Esta ideia é, afinal, corolário da natureza e do sentido da fiscalização concreta de constitucionalidade das normas e, em especial, do recurso de parte que dela participa. Aí, a questão de constitucionalidade é uma questão incidental, em estreita relação com o 'feito submetido a julgamento' (CRP, artº
207º), só podendo incidir sobre normas relevantes para o caso. O 'interesse pessoal na invalidação da norma' (G. Canotilho e Vital Moreira) só faz sentido e se concretiza na medida em que a parte confronte, em tempo, o tribunal que decide a causa com a controversa validade constitucional das normas que aí são convocáveis.
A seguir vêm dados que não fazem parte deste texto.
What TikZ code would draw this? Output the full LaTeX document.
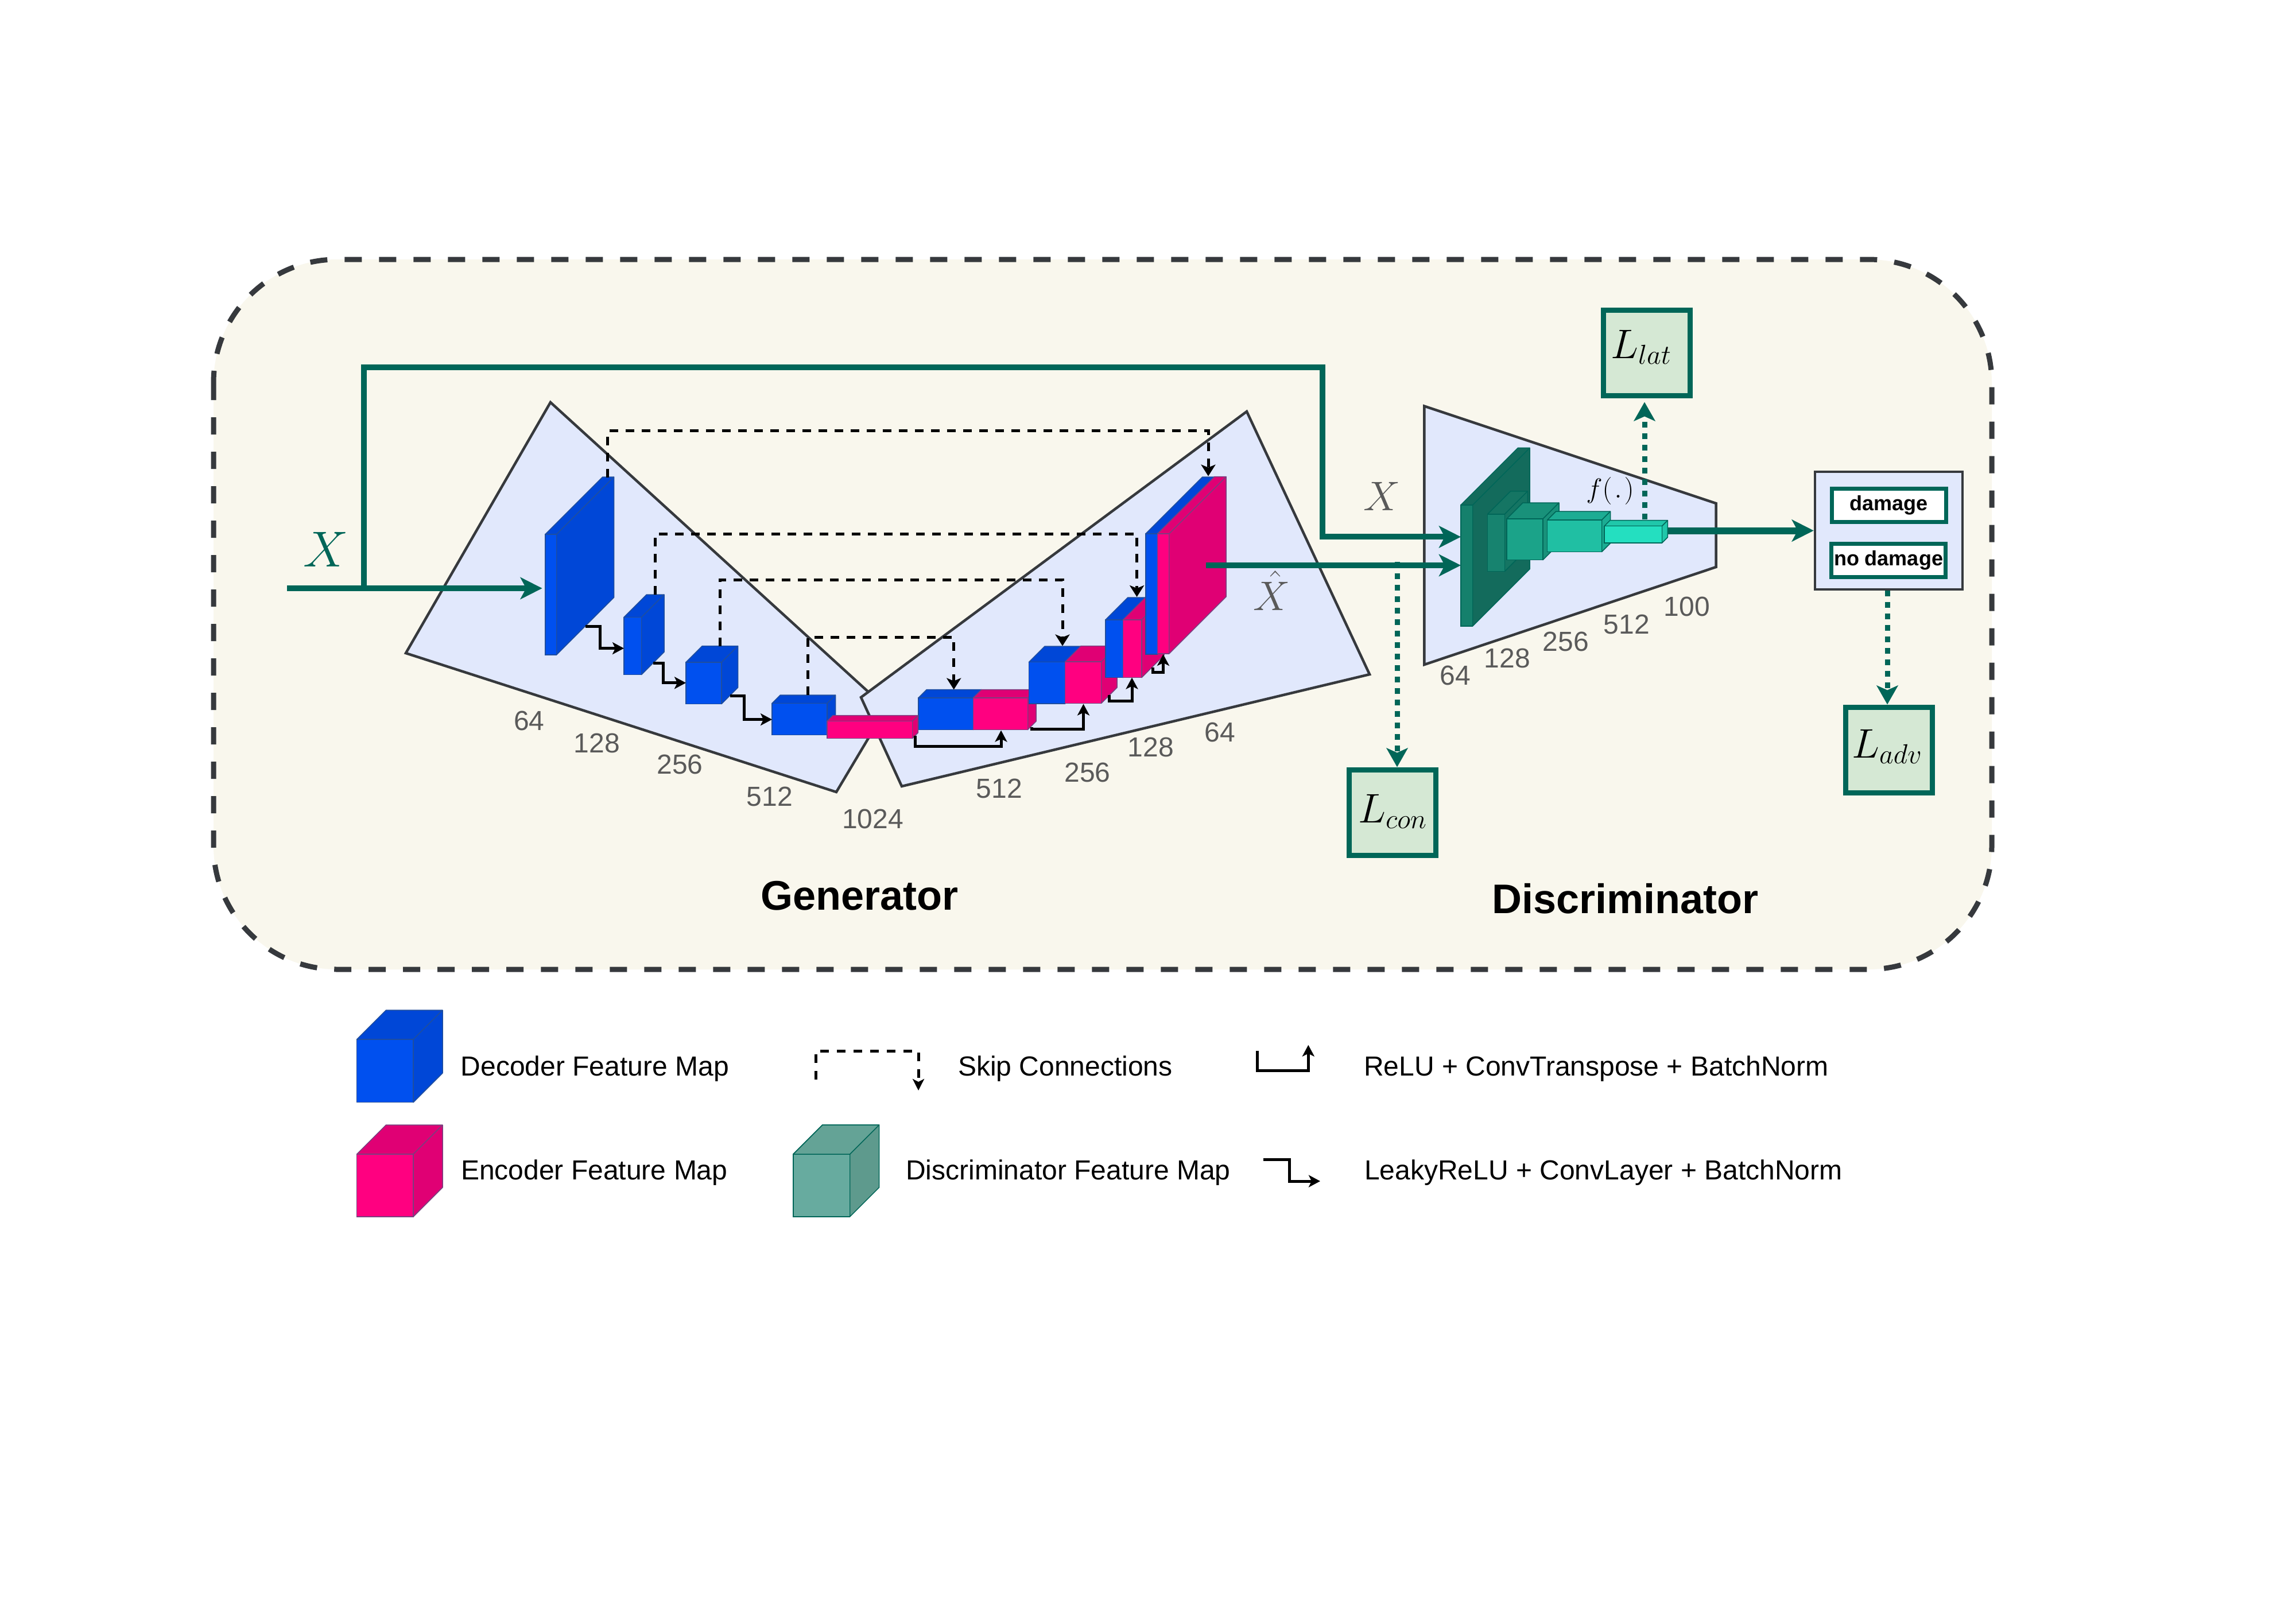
\RequirePackage{fix-cm}
\documentclass[tikz,border=0pt]{standalone}
\usepackage{fontspec}
\setmainfont{Liberation Sans}
\usetikzlibrary{arrows.meta}
\definecolor{teal1}{HTML}{006658}
\definecolor{framefill}{HTML}{F9F7ED}
\definecolor{framedraw}{HTML}{36393D}
\definecolor{polyfill}{HTML}{E1E8FC}
\definecolor{lossfill}{HTML}{D5E8D4}
\definecolor{graytxt}{HTML}{5A5A5A}
\definecolor{bluef}{HTML}{0050EF}
\definecolor{blues}{HTML}{0047D7}
\definecolor{bluel}{HTML}{1F4E9E}
\definecolor{pinkf}{HTML}{FF0080}
\definecolor{pinks}{HTML}{E00074}
\definecolor{pinkl}{HTML}{7A3F7F}
\definecolor{legf}{HTML}{67AB9F}
\definecolor{legs}{HTML}{5E9A8D}
\definecolor{legt}{HTML}{64A396}
\definecolor{da}{HTML}{15806C}
\definecolor{das}{HTML}{136B5C}
\definecolor{db}{HTML}{17836F}
\definecolor{dbs}{HTML}{157563}
\definecolor{dc}{HTML}{1BA389}
\definecolor{dcs}{HTML}{19917A}
\definecolor{dd}{HTML}{20BFA3}
\definecolor{dds}{HTML}{1CAC93}
\definecolor{de}{HTML}{24DFC0}
\definecolor{des}{HTML}{20C7AA}
% name, x, y (top-left of front), w, h, depth, front, darker, stroke
\newcommand{\cubeshape}[9]{%
  \fill[#8,draw=#9,line width=1.5pt,line join=round]
    (#2,#3) -- ++(#6,-#6) -- ++(#4,0) -- ++(0,#5) -- ++(-#6,#6) -- ++(0,-#5) -- ++(-#4,0) -- cycle;
  \draw[#9,line width=1.5pt] (#2+#4,#3) -- ++(#6,-#6);
  \node[rectangle,draw=#9,fill=#7,line width=1.5pt,inner sep=0pt,outer sep=0pt,
        minimum width=#4 pt,minimum height=#5 pt] (#1) at ({#2+#4/2},{#3+#5/2}) {};
}
\newcommand{\subsized}[1]{\mbox{\fontsize{48}{50}\selectfont$#1$}}
\tikzset{
  x=1pt,y=-1pt,
  polyshape/.style={draw=framedraw,fill=polyfill,line width=4.5pt,line join=miter},
  numlabel/.style={text=graytxt,font=\fontsize{48}{54}\selectfont,inner sep=0pt},
  legtext/.style={text=black,font=\fontsize{48}{54}\selectfont,inner sep=0pt,anchor=west},
  titletext/.style={text=black,font=\bfseries\fontsize{72}{80}\selectfont,inner sep=0pt},
  lossbox/.style={draw=teal1,fill=lossfill,line width=9pt,minimum width=151pt,minimum height=149pt,inner sep=0pt},
  losstext/.style={anchor=base west,inner sep=0pt,font=\fontsize{72}{80}\selectfont},
  classbox/.style={draw=teal1,fill=white,line width=7pt,minimum width=199pt,minimum height=58pt,inner sep=0pt,
     font=\bfseries\fontsize{36}{40}\selectfont},
  mainflow/.style={draw=teal1,line width=10pt,-{Stealth[length=38pt,width=38pt,inset=10pt]}},
  dotflow/.style={draw=teal1,line width=9pt,dash pattern=on 10pt off 10pt,-{Stealth[length=33pt,width=37pt,inset=8pt]}},
  skipflow/.style={draw=black,line width=5pt,dash pattern=on 15pt off 13pt,-{Stealth[length=20pt,width=25pt,inset=5pt]}},
  upflow/.style={draw=black,line width=5pt,-{Stealth[length=20pt,width=21pt,inset=5pt]}},
  legskip/.style={draw=black,line width=5pt,dash pattern=on 15pt off 14pt,-{Stealth[length=20pt,width=20pt,inset=5pt]}},
}
\begin{document}
\begin{tikzpicture}
\useasboundingbox (0,0) rectangle (4000,2800);
\fill[white] (0,0) rectangle (4000,2800);
% frame
\draw[draw=framedraw,fill=framefill,line width=9pt,dash pattern=on 30pt off 30pt,rounded corners=215pt]
  (372,452) rectangle (3470,1689);
% panels
\draw[polyshape] (959,701) -- (707,1138) -- (1457,1380) -- (1544,1234) -- cycle;
\draw[polyshape] (2172,717) -- (2386,1175) -- (1571,1370) -- (1500,1215) -- cycle;
\draw[polyshape] (2481.4,707.6) -- (2989.5,877) -- (2989.5,988) -- (2481.4,1158) -- cycle;
% upper X path
\coordinate (xs) at (500,1025);
\coordinate (xb) at (634,1025);
\coordinate (xt1) at (634,640);
\coordinate (xt2) at (2304,640);
\coordinate (xt3) at (2304,935.4);
\coordinate (xd) at (2545,935.4);
\coordinate (xe) at (944.6,1025);
\draw[mainflow] (xb) -- (xt1) -- (xt2) -- (xt3) -- (xd);
% encoder cubes
\cubeshape{c1}{950}{931}{19.5}{210}{100}{bluef}{blues}{bluel}
\cubeshape{c2}{1087}{1075.5}{30.5}{100}{39.5}{bluef}{blues}{bluel}
\cubeshape{c3}{1195}{1154}{62}{72.5}{28.5}{bluef}{blues}{bluel}
\cubeshape{c4}{1345}{1225.5}{96}{55}{14.5}{bluef}{blues}{bluel}
% decoder cubes
\cubeshape{d4}{1600}{1216}{95.5}{55.4}{14.5}{bluef}{blues}{bluel}
\cubeshape{e4}{1695.5}{1216}{95}{55.4}{14.5}{pinkf}{pinks}{pinkl}
\cubeshape{d3}{1792.5}{1153.6}{63}{72.4}{27.5}{bluef}{blues}{bluel}
\cubeshape{e3}{1855.6}{1153}{63}{72.4}{27.5}{pinkf}{pinks}{pinkl}
\cubeshape{d2}{1925.8}{1080}{30.6}{100.6}{39}{bluef}{blues}{bluel}
\cubeshape{e2}{1956.4}{1080}{32.6}{100.6}{39}{pinkf}{pinks}{pinkl}
\cubeshape{d1}{1996}{930}{20.5}{210}{99}{bluef}{blues}{bluel}
\cubeshape{e1}{2016.5}{930}{20.2}{209}{99.5}{pinkf}{pinks}{pinkl}
% bottleneck
\cubeshape{bn}{1441}{1256.6}{148.4}{30}{10}{pinkf}{pinks}{pinkl}
% discriminator cubes
\cubeshape{f1}{2545}{879.8}{20.6}{211}{99.5}{da}{das}{teal1}
\cubeshape{f2}{2591.6}{895.8}{29.8}{99.8}{40}{db}{dbs}{teal1}
\cubeshape{f3}{2625}{904}{63}{71.6}{28}{dc}{dcs}{teal1}
\cubeshape{f4}{2695.7}{906}{94.8}{55.5}{15}{dd}{dds}{teal1}
\cubeshape{f5}{2795}{916.6}{100.4}{29.4}{10}{de}{des}{teal1}
% X input arrow
\draw[mainflow] (xs) -- (xe);
% skip connections
\coordinate (s1a) at (1058.8,831.6); \coordinate (s1b) at (1058.8,750.5); \coordinate (s1c) at (2105,750.5); \coordinate (s1d) at (2105,829.6);
\coordinate (s2a) at (1141.7,1035.7); \coordinate (s2b) at (1141.7,930); \coordinate (s2c) at (1980.6,930); \coordinate (s2d) at (1980.6,1040);
\coordinate (s3a) at (1254,1126); \coordinate (s3b) at (1254,1010); \coordinate (s3c) at (1851,1010); \coordinate (s3d) at (1851,1125.5);
\coordinate (s4a) at (1407.7,1210.7); \coordinate (s4b) at (1407.7,1110); \coordinate (s4c) at (1661.7,1110); \coordinate (s4d) at (1661.7,1201.5);
\draw[skipflow] (s1a) -- (s1b) -- (s1c) -- (s1d);
\draw[skipflow] (s2a) -- (s2b) -- (s2c) -- (s2d);
\draw[skipflow] (s3a) -- (s3b) -- (s3c) -- (s3d);
\draw[skipflow] (s4a) -- (s4b) -- (s4c) -- (s4d);
% encoder steps
\coordinate (a1a) at (1020,1091); \coordinate (a1b) at (1045.4,1091); \coordinate (a1c) at (1045.4,1129.6); \coordinate (a1d) at (1087,1129.6);
\coordinate (a2a) at (1138,1155); \coordinate (a2b) at (1155.7,1155); \coordinate (a2c) at (1155.7,1189.8); \coordinate (a2d) at (1195,1189.8);
\coordinate (a3a) at (1272,1212); \coordinate (a3b) at (1296,1212); \coordinate (a3c) at (1296,1253.6); \coordinate (a3d) at (1345,1253.6);
\draw[upflow] (a1a) -- (a1b) -- (a1c) -- (a1d);
\draw[upflow] (a2a) -- (a2b) -- (a2c) -- (a2d);
\draw[upflow] (a3a) -- (a3b) -- (a3c) -- (a3d);
% decoder steps
\coordinate (b1a) at (1594,1281.6); \coordinate (b1b) at (1594,1300.5); \coordinate (b1c) at (1744,1300.5); \coordinate (b1d) at (1744,1272.5);
\coordinate (b2a) at (1797,1267); \coordinate (b2b) at (1797,1270.4); \coordinate (b2c) at (1887.5,1270.4); \coordinate (b2d) at (1887.5,1226.5);
\coordinate (b3a) at (1932,1211); \coordinate (b3b) at (1932,1221.4); \coordinate (b3c) at (1972,1221.4); \coordinate (b3d) at (1972,1180.6);
\coordinate (b4a) at (2008,1163); \coordinate (b4b) at (2008,1171); \coordinate (b4c) at (2026.5,1171); \coordinate (b4d) at (2026.5,1140);
\draw[upflow] (b1a) -- (b1b) -- (b1c) -- (b1d);
\draw[upflow] (b2a) -- (b2b) -- (b2c) -- (b2d);
\draw[upflow] (b3a) -- (b3b) -- (b3c) -- (b3d);
\draw[upflow] (b4a) -- (b4b) -- (b4c) -- (b4d);
% loss boxes
\node[lossbox] (llat) at (2868.5,614.5) {};
\node[lossbox] (lcon) at (2425.5,1415.5) {};
\node[lossbox] (ladv) at (3290.5,1306.5) {};
\node[losstext] (llatt) at (2806,624) {$L_{\subsized{lat}}$};
\node[losstext] (lcont) at (2366,1433) {$L_{\subsized{con}}$};
\node[losstext] (ladvt) at (3226,1320) {$L_{\subsized{adv}}$};
% classifier
\node[draw=framedraw,fill=polyfill,line width=4.5pt,minimum width=257pt,minimum height=205pt,inner sep=0pt] (cls) at (3290.5,924.5) {};
\node[classbox] (dmg) at (3290.5,880.5) {\raisebox{-2.5pt}{damage}};
\node[classbox] (nodmg) at (3290,976) {\raisebox{-3pt}{no damage}};
% flows
\coordinate (rs) at (2100.5,985);
\coordinate (re) at (2545,985);
\draw[mainflow] (rs) -- (re);
\coordinate (ds) at (2434,979);
\draw[dotflow] (ds) -- (ds |- lcon.north);
\coordinate (ls) at (2865,905);
\draw[dotflow,shorten >=7pt] (ls) -- (ls |- llat.south);
\coordinate (os) at (2906,924.5);
\draw[mainflow,line width=12pt] (os) -- (cls.west);
\coordinate (as) at (3288,1029);
\draw[dotflow] (as) -- (as |- ladv.north);
% labels
\node[text=teal1,font=\fontsize{88}{96}\selectfont,inner sep=0pt] (xin) at (568,957) {$X$};
\node[text=graytxt,font=\fontsize{72}{80}\selectfont,inner sep=0pt] (xl) at (2407.6,865) {$X$};
\node[text=graytxt,font=\fontsize{72}{80}\selectfont,inner sep=0pt] (xh) at (2216,1029) {$\hat{X}$};
\node[font=\fontsize{48}{54}\selectfont,inner sep=0pt] (fl) at (2805,855) {$f(\mkern1.5mu.\mkern1.5mu)$};
\node[numlabel] (n1) at (921.7,1255.6) {64};
\node[numlabel] (n2) at (1039.7,1295) {128};
\node[numlabel] (n3) at (1184.4,1331.6) {256};
\node[numlabel] (n4) at (1340.7,1387.8) {512};
\node[numlabel] (n5) at (1520.5,1426.5) {1024};
\node[numlabel] (n6) at (1740.8,1373.5) {512};
\node[numlabel] (n7) at (1894.5,1346) {256};
\node[numlabel] (n8) at (2005,1301.5) {128};
\node[numlabel] (n9) at (2125.4,1275.5) {64};
\node[numlabel] (m1) at (2535,1176.5) {64};
\node[numlabel] (m2) at (2626,1147) {128};
\node[numlabel] (m3) at (2727.8,1117.5) {256};
\node[numlabel] (m4) at (2834,1088) {512};
\node[numlabel] (m5) at (2939,1057) {100};
\node[titletext] (gen) at (1497.5,1561) {Generator};
\node[titletext] (dis) at (2831.5,1566) {Discriminator};
% legend
\cubeshape{lg1}{621.6}{1811}{98.4}{109.7}{51}{bluef}{blues}{bluel}
\cubeshape{lg2}{621.6}{2011}{98.4}{109}{51}{pinkf}{pinks}{pinkl}
\cubeshape{lg3}{1382}{2011}{98.6}{109}{51}{legf}{legs}{teal1}
\fill[legt,draw=teal1,line width=1.5pt,line join=round] (lg3.north west) -- ++(51,-51) -- ++(98.6,0) -- ++(-51,51) -- cycle;
\node[legtext] (t1) at (802.7,1862.5) {Decoder Feature Map};
\node[legtext] (t2) at (803,2043.5) {Encoder Feature Map};
\node[legtext] (t3) at (1669,1862.5) {Skip Connections};
\node[legtext] (t4) at (1578,2043.5) {Discriminator Feature Map};
\node[legtext] (t5) at (2376,1862.5) {ReLU + ConvTranspose + BatchNorm};
\node[legtext] (t6) at (2377,2043.5) {LeakyReLU + ConvLayer + BatchNorm};
\coordinate (k1) at (1421,1881); \coordinate (k2) at (1421,1831); \coordinate (k3) at (1600,1831); \coordinate (k4) at (1600,1900);
\draw[legskip] (k1) -- (k2) -- (k3) -- (k4);
\coordinate (u1) at (2190,1830.7); \coordinate (u2) at (2190,1865.7); \coordinate (u3) at (2279.3,1865.7); \coordinate (u4) at (2279.3,1820.7);
\draw[upflow] (u1) -- (u2) -- (u3) -- (u4);
\coordinate (v1) at (2200.7,2020.3); \coordinate (v2) at (2246.3,2020.3); \coordinate (v3) at (2246.3,2058); \coordinate (v4) at (2300,2058);
\draw[upflow] (v1) -- (v2) -- (v3) -- (v4);
\end{tikzpicture}
\end{document}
E é com esta leitura do sistema de controlo concreto das normas e, em particular, do enunciado do artigo 70º, nº 1, alínea b), da Lei nº 28/82, que o Tribunal Constitucional vem fixando o sentido da locução 'durante o processo'. Esse sentido - afirma-se em jurisprudência pacífica e reiterada - é um sentido funcional, que não formal: a inconstitucionalidade há-de ter sido suscitada não depois se haver esgotado o poder jurisdicional do juiz sobre a matéria, até à extinção da instância, mas em momento em que o tribunal da causa pudesse ainda conhecer da questão (cf., entre outros, os acórdãos nºs 62/85, 90/85, 94/88,
479/89, D.R., II Série, de, respectivamente, 31-5-1985, 11-7--1985, 22-8-1988,
24-4-1992, e os acórdãos nºs 439/89 e 253/93, inéditos)'.
Tanto basta para dar como não verificado o aludido pressuposto processual, decorrendo daí que não se possa tomar conhecimento do presente recurso de inconstitucionalidade.
5. Ouçam-se as partes, por cinco dias, nos termos e para os efeitos do disposto no artigo 78º-A, da Lei nº 28/82, de 15 de Novembro, aditado pelo artigo 2º da Lei nº 85/89, de 7 de Setembro.